◆ **To be done**
Retype, word for word, the lines between the ones holding "What Plotly code" and "import plotly.graph_objects as go", inclusive; pictures stay out of the copy.

◆ **Dataset rows**
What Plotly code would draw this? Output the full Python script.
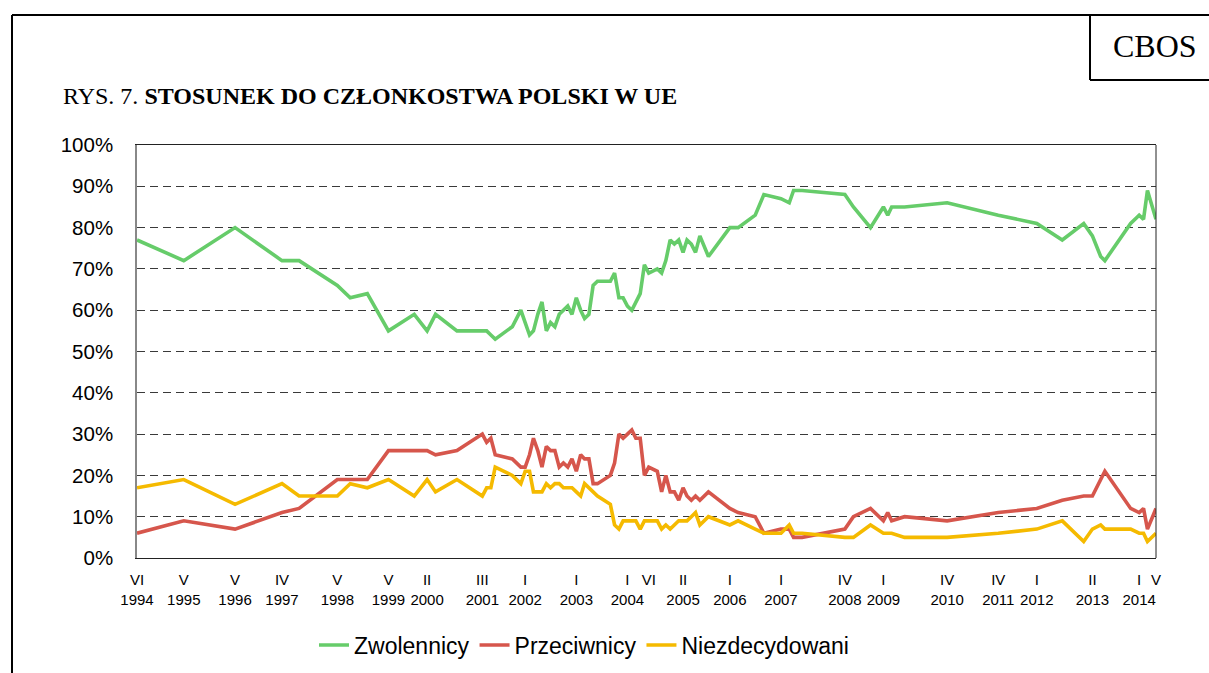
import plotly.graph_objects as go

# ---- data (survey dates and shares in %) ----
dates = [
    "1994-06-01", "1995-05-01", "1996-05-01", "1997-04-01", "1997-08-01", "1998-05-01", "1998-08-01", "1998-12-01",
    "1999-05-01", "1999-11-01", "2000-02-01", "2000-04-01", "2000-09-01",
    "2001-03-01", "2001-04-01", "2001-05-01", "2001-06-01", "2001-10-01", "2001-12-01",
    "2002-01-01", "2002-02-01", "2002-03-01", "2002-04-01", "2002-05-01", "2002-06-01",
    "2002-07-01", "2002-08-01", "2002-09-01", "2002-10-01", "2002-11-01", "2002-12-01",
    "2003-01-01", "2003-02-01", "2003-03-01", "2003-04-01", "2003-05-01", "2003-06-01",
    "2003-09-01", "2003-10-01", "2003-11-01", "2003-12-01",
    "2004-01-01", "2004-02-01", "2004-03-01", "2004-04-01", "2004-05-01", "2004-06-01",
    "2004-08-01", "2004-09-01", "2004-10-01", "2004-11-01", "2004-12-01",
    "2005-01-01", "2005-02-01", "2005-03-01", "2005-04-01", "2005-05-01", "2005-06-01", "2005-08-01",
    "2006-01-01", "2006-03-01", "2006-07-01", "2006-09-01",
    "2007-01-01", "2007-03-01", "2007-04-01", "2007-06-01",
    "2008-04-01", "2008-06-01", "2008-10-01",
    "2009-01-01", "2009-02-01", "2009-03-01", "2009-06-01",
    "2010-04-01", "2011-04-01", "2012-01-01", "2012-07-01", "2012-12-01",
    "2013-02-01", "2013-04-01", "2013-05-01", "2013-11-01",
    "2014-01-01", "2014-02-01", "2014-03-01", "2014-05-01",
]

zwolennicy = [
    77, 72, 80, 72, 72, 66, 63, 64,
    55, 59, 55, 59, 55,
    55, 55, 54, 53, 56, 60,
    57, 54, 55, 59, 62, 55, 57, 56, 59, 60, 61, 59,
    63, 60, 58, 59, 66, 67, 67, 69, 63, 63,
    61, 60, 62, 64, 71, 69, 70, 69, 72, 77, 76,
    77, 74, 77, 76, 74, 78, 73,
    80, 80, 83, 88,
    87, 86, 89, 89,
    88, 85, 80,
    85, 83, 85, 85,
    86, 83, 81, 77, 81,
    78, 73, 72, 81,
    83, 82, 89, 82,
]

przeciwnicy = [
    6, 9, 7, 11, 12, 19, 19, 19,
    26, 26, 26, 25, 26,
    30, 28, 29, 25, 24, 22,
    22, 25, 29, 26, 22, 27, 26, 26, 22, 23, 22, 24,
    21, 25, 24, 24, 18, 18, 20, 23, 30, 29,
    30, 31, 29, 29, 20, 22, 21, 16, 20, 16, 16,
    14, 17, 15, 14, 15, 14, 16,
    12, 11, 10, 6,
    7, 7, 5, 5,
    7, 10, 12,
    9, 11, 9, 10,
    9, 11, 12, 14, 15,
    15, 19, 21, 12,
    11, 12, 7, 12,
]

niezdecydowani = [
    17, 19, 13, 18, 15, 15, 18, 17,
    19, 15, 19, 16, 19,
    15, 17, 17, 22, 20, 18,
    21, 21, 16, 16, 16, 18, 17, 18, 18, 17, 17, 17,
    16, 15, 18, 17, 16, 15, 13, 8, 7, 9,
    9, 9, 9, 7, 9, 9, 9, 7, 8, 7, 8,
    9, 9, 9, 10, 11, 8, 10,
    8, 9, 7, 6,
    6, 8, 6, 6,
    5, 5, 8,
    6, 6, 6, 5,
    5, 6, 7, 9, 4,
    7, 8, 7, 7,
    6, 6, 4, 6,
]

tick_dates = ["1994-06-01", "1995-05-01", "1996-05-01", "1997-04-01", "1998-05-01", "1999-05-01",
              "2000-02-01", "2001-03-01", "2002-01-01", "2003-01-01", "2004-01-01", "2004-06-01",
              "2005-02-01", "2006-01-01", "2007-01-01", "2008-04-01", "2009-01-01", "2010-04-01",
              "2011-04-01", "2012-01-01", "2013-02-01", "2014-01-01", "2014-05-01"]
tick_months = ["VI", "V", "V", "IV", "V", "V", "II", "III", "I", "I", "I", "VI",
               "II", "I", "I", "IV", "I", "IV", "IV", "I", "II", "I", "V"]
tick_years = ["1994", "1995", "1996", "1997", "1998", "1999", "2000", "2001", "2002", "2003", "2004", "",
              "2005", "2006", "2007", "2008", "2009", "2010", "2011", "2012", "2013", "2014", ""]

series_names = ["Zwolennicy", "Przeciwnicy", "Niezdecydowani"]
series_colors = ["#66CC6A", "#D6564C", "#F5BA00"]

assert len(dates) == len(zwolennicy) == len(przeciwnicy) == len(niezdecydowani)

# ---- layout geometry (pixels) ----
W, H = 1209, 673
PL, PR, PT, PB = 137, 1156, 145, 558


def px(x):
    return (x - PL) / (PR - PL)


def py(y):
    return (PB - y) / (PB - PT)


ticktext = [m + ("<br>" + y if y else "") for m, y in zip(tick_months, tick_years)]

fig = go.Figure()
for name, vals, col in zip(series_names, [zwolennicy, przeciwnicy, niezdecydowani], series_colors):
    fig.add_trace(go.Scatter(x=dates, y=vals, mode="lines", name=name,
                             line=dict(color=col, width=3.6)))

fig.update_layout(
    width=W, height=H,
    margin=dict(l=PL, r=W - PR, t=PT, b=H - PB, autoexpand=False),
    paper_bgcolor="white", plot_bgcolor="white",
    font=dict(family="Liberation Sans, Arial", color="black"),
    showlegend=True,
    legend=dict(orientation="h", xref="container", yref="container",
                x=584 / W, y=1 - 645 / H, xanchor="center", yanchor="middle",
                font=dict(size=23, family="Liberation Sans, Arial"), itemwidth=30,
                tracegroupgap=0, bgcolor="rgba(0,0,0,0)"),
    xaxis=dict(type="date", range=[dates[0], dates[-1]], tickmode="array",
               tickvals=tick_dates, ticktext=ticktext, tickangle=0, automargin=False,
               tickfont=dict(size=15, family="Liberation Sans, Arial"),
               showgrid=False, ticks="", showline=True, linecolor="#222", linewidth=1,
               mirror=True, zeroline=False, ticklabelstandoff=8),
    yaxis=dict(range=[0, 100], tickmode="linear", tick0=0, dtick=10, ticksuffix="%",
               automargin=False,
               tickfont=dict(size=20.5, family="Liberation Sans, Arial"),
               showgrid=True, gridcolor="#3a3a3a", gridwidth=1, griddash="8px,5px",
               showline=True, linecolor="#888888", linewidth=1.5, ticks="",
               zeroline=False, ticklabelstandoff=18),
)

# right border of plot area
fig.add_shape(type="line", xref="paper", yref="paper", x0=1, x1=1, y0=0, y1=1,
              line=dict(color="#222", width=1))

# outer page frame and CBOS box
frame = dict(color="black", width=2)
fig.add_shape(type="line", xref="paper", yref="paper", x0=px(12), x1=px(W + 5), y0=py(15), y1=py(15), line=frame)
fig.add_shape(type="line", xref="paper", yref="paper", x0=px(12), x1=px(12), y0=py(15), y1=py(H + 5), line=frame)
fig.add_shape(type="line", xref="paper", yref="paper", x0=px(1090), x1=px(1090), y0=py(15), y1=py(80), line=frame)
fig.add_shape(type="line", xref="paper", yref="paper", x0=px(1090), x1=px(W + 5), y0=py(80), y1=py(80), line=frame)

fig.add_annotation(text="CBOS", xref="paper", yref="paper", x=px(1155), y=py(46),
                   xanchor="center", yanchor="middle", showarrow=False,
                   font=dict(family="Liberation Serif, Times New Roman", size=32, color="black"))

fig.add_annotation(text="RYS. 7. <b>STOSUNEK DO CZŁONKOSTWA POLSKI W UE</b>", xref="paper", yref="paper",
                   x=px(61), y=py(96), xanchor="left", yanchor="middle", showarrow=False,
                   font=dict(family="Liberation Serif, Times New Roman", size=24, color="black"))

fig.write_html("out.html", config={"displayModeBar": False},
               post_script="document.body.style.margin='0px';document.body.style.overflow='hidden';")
* * *
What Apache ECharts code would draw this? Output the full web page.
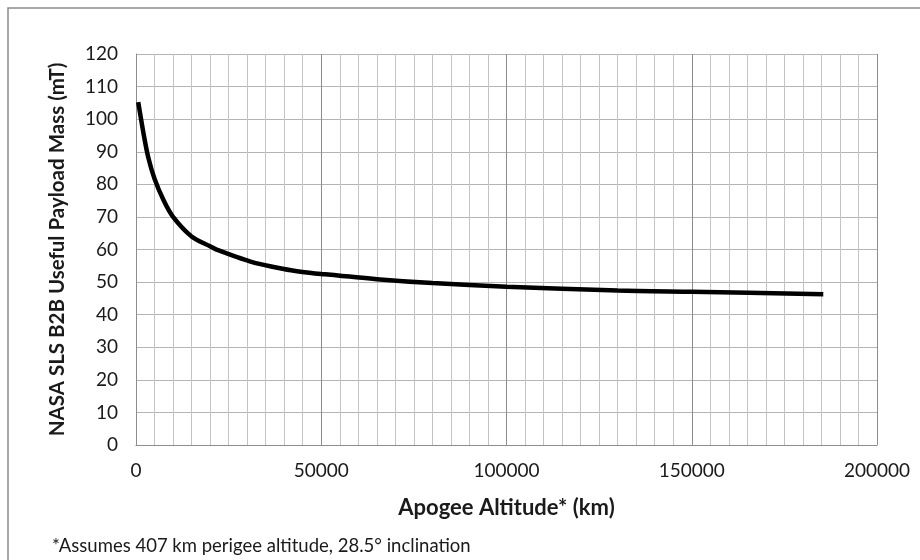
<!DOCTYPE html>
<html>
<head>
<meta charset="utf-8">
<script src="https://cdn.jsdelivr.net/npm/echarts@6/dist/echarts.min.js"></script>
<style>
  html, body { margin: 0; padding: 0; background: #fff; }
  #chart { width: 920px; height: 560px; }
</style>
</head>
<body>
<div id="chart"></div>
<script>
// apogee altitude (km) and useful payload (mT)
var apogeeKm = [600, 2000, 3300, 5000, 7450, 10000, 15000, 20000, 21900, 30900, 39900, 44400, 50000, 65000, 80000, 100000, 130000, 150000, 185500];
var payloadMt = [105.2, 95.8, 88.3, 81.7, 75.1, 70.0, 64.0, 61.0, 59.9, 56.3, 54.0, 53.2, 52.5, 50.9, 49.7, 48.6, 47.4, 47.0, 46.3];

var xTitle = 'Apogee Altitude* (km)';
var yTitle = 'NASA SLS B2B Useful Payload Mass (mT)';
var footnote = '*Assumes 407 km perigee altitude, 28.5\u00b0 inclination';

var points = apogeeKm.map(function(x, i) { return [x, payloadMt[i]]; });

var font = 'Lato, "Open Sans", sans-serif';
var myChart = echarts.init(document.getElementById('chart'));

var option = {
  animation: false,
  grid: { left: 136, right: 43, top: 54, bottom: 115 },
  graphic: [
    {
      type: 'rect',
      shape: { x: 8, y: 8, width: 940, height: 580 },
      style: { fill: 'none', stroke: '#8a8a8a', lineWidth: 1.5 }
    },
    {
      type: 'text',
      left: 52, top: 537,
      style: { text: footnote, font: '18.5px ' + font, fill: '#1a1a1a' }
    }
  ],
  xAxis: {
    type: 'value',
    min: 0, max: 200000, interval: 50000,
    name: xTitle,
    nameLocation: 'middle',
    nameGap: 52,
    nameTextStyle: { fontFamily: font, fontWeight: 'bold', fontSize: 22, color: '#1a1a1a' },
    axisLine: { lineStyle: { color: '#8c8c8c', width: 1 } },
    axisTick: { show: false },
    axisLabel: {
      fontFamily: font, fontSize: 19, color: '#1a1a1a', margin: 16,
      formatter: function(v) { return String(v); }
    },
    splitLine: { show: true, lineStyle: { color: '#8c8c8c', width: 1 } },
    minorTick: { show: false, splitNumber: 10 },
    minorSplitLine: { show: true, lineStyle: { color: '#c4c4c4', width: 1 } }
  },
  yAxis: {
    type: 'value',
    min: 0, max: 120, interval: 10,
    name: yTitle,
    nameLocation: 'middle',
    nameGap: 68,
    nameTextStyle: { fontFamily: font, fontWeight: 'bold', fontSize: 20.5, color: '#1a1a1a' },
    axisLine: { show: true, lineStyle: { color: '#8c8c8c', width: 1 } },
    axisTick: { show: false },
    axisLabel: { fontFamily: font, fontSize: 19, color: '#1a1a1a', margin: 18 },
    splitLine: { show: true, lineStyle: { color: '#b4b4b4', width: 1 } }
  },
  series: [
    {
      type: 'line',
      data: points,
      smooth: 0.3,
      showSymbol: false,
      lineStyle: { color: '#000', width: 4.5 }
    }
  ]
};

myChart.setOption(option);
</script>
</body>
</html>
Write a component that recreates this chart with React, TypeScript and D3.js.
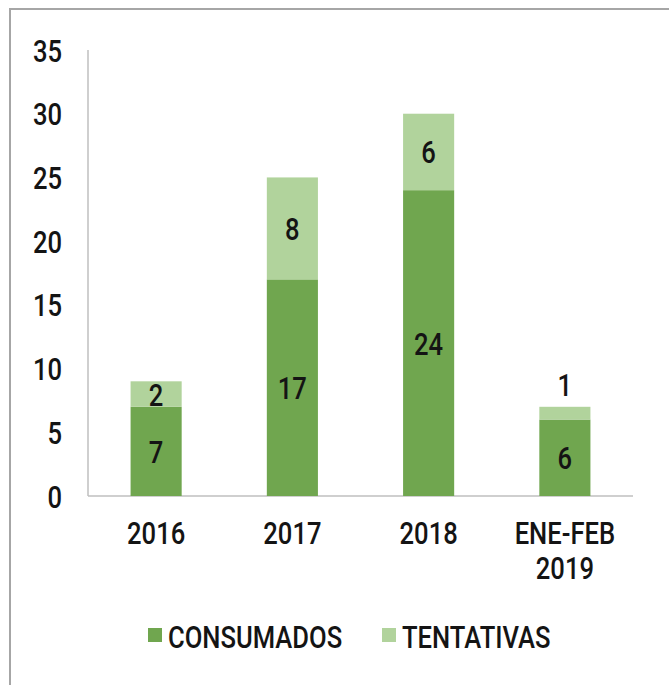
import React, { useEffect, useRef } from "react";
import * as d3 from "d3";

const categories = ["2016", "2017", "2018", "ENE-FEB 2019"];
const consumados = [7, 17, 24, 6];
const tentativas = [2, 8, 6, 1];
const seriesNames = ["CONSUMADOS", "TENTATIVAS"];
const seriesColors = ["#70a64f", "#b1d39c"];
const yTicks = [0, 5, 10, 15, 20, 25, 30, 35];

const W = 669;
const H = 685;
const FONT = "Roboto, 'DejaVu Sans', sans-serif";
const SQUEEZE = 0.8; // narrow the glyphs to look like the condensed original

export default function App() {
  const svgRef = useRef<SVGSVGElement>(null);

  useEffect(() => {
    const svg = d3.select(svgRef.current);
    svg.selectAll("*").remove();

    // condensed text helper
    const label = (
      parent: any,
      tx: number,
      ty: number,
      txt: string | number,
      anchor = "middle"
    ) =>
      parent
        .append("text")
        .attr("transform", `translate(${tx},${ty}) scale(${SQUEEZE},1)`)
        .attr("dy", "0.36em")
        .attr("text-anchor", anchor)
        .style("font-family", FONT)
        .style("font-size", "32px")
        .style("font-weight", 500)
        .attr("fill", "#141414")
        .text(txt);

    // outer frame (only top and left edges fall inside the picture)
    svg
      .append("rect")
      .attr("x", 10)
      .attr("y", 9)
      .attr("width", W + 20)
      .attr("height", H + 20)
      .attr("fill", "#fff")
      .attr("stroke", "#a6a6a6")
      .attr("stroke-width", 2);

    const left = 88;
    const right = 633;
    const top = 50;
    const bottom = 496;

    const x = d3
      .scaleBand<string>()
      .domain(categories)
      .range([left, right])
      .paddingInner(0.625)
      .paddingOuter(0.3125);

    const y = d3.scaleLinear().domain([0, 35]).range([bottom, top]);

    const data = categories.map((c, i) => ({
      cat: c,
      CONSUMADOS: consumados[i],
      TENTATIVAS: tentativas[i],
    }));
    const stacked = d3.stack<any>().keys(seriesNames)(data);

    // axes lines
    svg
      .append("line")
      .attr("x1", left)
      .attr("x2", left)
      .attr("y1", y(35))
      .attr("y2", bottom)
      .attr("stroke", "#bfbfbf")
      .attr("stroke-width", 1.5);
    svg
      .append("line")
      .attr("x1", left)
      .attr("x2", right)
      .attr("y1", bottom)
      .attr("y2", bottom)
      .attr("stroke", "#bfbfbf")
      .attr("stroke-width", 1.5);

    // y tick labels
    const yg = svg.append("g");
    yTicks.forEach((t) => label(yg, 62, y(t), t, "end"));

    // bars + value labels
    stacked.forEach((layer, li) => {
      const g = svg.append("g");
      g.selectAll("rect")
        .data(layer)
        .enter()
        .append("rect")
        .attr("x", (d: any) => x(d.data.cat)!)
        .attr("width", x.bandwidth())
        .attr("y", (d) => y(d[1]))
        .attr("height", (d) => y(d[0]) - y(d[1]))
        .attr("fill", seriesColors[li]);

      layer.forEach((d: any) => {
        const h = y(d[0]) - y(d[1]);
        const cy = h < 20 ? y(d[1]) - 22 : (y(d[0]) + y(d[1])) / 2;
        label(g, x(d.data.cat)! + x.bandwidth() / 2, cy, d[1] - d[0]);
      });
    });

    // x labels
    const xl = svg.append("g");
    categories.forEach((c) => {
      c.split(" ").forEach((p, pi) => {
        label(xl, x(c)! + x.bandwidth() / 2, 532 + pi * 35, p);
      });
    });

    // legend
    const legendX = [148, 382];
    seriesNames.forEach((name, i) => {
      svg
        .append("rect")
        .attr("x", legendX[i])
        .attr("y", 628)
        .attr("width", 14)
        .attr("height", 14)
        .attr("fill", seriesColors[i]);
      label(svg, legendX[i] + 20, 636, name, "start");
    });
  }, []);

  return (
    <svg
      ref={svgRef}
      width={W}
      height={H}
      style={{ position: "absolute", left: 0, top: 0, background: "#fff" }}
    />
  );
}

◆ **Task solution**
What Plotly code would draw this? Output the full Python script.
import plotly.graph_objects as go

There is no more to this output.